Clearly, the disciplined environment fuelled Bergman’s creativity, and it’s a surprise more artists don’t follow his lead. After all, in the writing of this paragraph alone, I’ve already checked Twitter twice and accidentally liked a stranger’s Instagram post. Yet Faro Island has its own barriers, not least the lack of resources or, in some cases, running water. Ullmann, in 2001, was quizzed about her marriage to Bergman. “Five years on that miserable dark island,” she recalled. “I thought I was dragged down.”

ESCAPE FROM HOLLYWOOD
Despite Faro Island’s scenic qualities, it’s been the setting of surprisingly few non-Bergman films. Andrei Tarkovsky tried, and failed, to secure permission to shoot there for 1986’s The Sacrifice. Even Ullmann’s 2002 drama Faithless, one of the notable exceptions, credits its screenplay solely to Bergman.
Nevertheless, that’s set to change. An early contender for the best movie of 2019 already has a name, and it’s Bergman Island. Mia Hansen-Løve wrote the script in 2016 on a visit to Bergman’s neighbourhood, possibly accompanied by her husband, Olivier Assayas, and it’s scheduled to shoot this summer at the very same spot with a cast led by Greta Gerwig, John Turturro and Mia Wasikowska.
As for the plot of Bergman Island, it’s a doozy. A filmmaking couple visit Faro Island to write their respective screenplays but, as the official synopsis promises, “the lines between reality and fiction start to blur against the island’s wild landscape.” Assayas’ new movie, incidentally, is called Non-Fiction. Bergman, no doubt, would be delighted with the association.

BEYOND THE CREDITS
I’m a total sceptic when it comes to the afterlife, but I like to imagine that Bergman’s spirit will be present throughout Hansen-Løve’s movie. I don’t mean that Gerwig will be playing chess with the Grim Reaper or that her face will merge Persona-style with Wasikowska’s (though I’d love to see that, too). It’s just that, Bergman truly felt haunted by ghosts on the island. “I never experienced bright light as anything friendly but as something frightening,” he admits in Bergman Island. It’s why in films like Wild Strawberries, he says, the spirits appear in daylight. It’s an observation that occurred to me when rewatching Through a Glass Darkly – when Karin falls ill, she despairs, “The light is so strong!”
Bergman made two documentaries about Faro in 1969 and 1979. In the latter, Faro Document 1979, he laments the island’s dwindling population and the lack of help from authorities. “Hopefully, the next Faro Document will be completed in 1989,” he concludes. “It will be interesting to see if we’re still around.” For the most part, Bergman still spent his winters in Stockholm. But in 2004, he sold his city apartment and became a full-time islander. He didn’t leave Faro during his final years, and he’s still there now – his body is buried at a graveyard next to the remains of his fifth wife, Ingrid von Rosen.

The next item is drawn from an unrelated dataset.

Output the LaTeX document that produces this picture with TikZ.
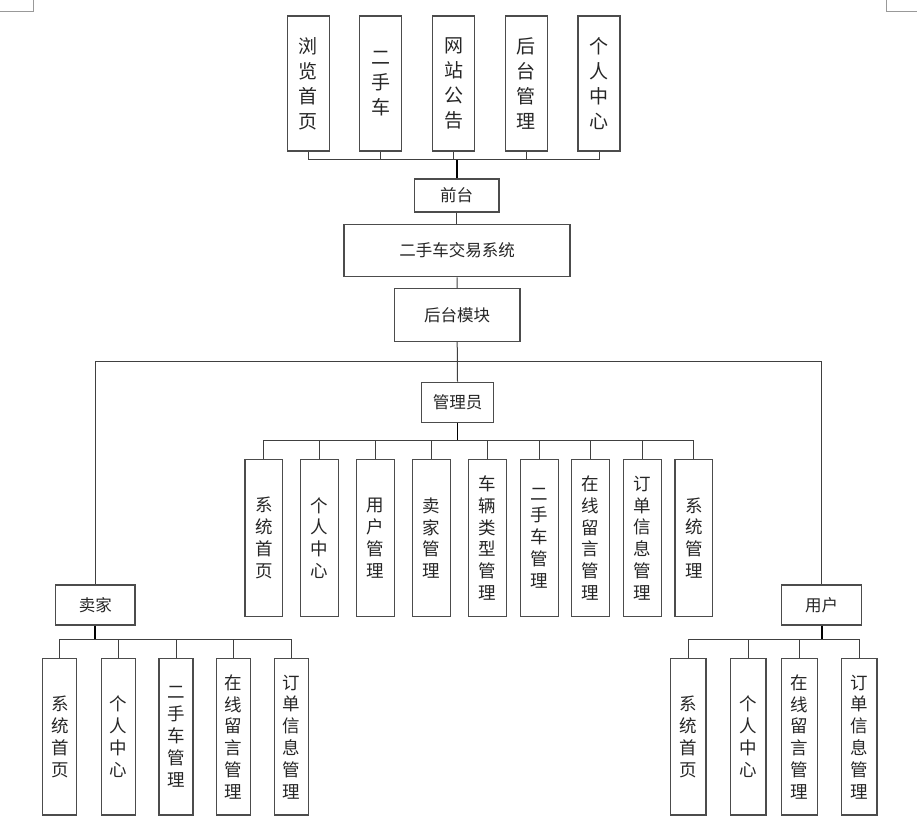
\documentclass[tikz,border=0pt]{standalone}
\usepackage{fontspec}
\setmainfont{Noto Sans CJK SC}
\begin{document}
\begin{tikzpicture}[x=1pt,y=-1pt,
  box/.style={draw=black!70, line width=1.2pt, fill=white, inner sep=0pt, align=center, text=black!85},
  hbox/.style={box, font=\fontsize{16.5}{18}\selectfont},
  vtop/.style={box, minimum width=42pt, minimum height=135pt, font=\fontsize{19}{25}\selectfont},
  vadm/.style={box, minimum width=37.7pt, minimum height=157.4pt, font=\fontsize{17.5}{21.8}\selectfont},
  vsel/.style={box, minimum width=34pt, minimum height=156.3pt, font=\fontsize{17.5}{21.8}\selectfont},
  vusr/.style={box, minimum width=35.5pt, minimum height=156.3pt, font=\fontsize{17.5}{21.8}\selectfont},
  conn/.style={draw=black!75, line width=1pt},
  trunk/.style={draw=black, line width=1.9pt},
  cornermark/.style={draw=black!40, line width=0.9pt}]
\useasboundingbox (0,0) rectangle (917,821);
% page corner marks
\draw[cornermark] (33,0) -- (33,11) -- (0,11);
\draw[cornermark] (886,0) -- (886,11) -- (917,11);

% coordinates for buses
\coordinate (topbus) at (0,160);
\coordinate (bigbus) at (0,361);
\coordinate (admbus) at (0,440.3);
\coordinate (lowbus) at (0,639.3);

% top row
\node[vtop] (t1) at (308.3,83.5) {浏\\览\\首\\页};
\node[vtop] (t2) at (380.8,83.5) {二\\手\\车};
\node[vtop] (t3) at (453.5,83.5) {网\\站\\公\\告};
\node[vtop] (t4) at (526.2,83.5) {后\\台\\管\\理};
\node[vtop] (t5) at (599,83.5) {个\\人\\中\\心};

\node[hbox, minimum width=84.7pt, minimum height=33pt] (qt) at (456.7,195.5) {前台};
\node[hbox, minimum width=226pt, minimum height=52.4pt] (sys) at (457,250.5) {二手车交易系统};
\node[hbox, minimum width=125.7pt, minimum height=52.3pt] (ht) at (457.2,315) {后台模块};
\node[hbox, minimum width=71.6pt, minimum height=40pt] (adm) at (457.5,402.3) {管理员};
\node[hbox, minimum width=79.3pt, minimum height=40pt] (sel) at (95.3,605) {卖家};
\node[hbox, minimum width=80pt, minimum height=40pt] (usr) at (821.7,605) {用户};

% admin children
\node[vadm] (a1) at (263.8,538) {系\\统\\首\\页};
\node[vadm] (a2) at (319.5,538) {个\\人\\中\\心};
\node[vadm] (a3) at (375.5,538) {用\\户\\管\\理};
\node[vadm] (a4) at (431.5,538) {卖\\家\\管\\理};
\node[vadm] (a5) at (487.5,538) {车\\辆\\类\\型\\管\\理};
\node[vadm] (a6) at (539.3,538) {二\\手\\车\\管\\理};
\node[vadm] (a7) at (590.7,538) {在\\线\\留\\言\\管\\理};
\node[vadm] (a8) at (642.3,538) {订\\单\\信\\息\\管\\理};
\node[vadm] (a9) at (693.8,538) {系\\统\\管\\理};

% seller children
\node[vsel] (s1) at (59.8,736.8) {系\\统\\首\\页};
\node[vsel] (s2) at (118.3,736.8) {个\\人\\中\\心};
\node[vsel] (s3) at (176,736.8) {二\\手\\车\\管\\理};
\node[vsel] (s4) at (233.7,736.8) {在\\线\\留\\言\\管\\理};
\node[vsel] (s5) at (291.3,736.8) {订\\单\\信\\息\\管\\理};

% user children
\node[vusr] (u1) at (688.2,736.8) {系\\统\\首\\页};
\node[vusr] (u2) at (748.2,736.8) {个\\人\\中\\心};
\node[vusr] (u3) at (799.5,736.8) {在\\线\\留\\言\\管\\理};
\node[vusr] (u4) at (859.3,736.8) {订\\单\\信\\息\\管\\理};

% top connectors
\foreach \n in {t1,t2,t3,t4,t5} \draw[conn] (\n.south) -- (\n.south |- topbus);
\draw[conn] (t1.south |- topbus) -- (t5.south |- topbus);
\draw[trunk] (qt.north) -- (qt.north |- topbus);
\draw[conn] (qt.south) -- (sys.north -| qt.south);
\draw[conn] (sys.south) -- (ht.north);

% big bus
\draw[conn] (ht.south) -- (adm.north);
\draw[conn] (sel.north |- bigbus) -- (usr.north |- bigbus);
\draw[conn] (sel.north |- bigbus) -- (sel.north);
\draw[conn] (usr.north |- bigbus) -- (usr.north);

% admin bus
\draw[trunk] (adm.south) -- (adm.south |- admbus);
\draw[conn] (a1.north |- admbus) -- (a9.north |- admbus);
\foreach \n in {a1,a2,a3,a4,a5,a6,a7,a8,a9} \draw[conn] (\n.north |- admbus) -- (\n.north);

% seller bus
\draw[trunk] (sel.south) -- (sel.south |- lowbus);
\draw[conn] (s1.north |- lowbus) -- (s5.north |- lowbus);
\foreach \n in {s1,s2,s3,s4,s5} \draw[conn] (\n.north |- lowbus) -- (\n.north);

% user bus
\draw[trunk] (usr.south) -- (usr.south |- lowbus);
\draw[conn] (u1.north |- lowbus) -- (u4.north |- lowbus);
\foreach \n in {u1,u2,u3,u4} \draw[conn] (\n.north |- lowbus) -- (\n.north);
\end{tikzpicture}
\end{document}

Later in Bergman Island, the director admits, “Not a day has gone by in my life when I haven't thought about death.” I mean, same, but a filmography that includes The Seventh Seal and Wild Strawberries is a cry for help. Still, the island eased Bergman’s mourning process when von Rosen, his wife of 22 years, died in 1995. “I feel Ingrid’s presence, especially here on Faro, acutely,” he informs Nyreröd, “In actual death, maybe Ingrid is waiting for me, and she’ll come to see me.”
The filmmaker notoriously romanced the female stars of his movies, but he also worshipped the ground they walked on. His relationships before Ingrid rarely lasted more than a few years; his love affair with Faro was eternal. Bergman may be gone, but the films, and the island, are forever.
Ingmar Bergman season is on January through March at the BFI.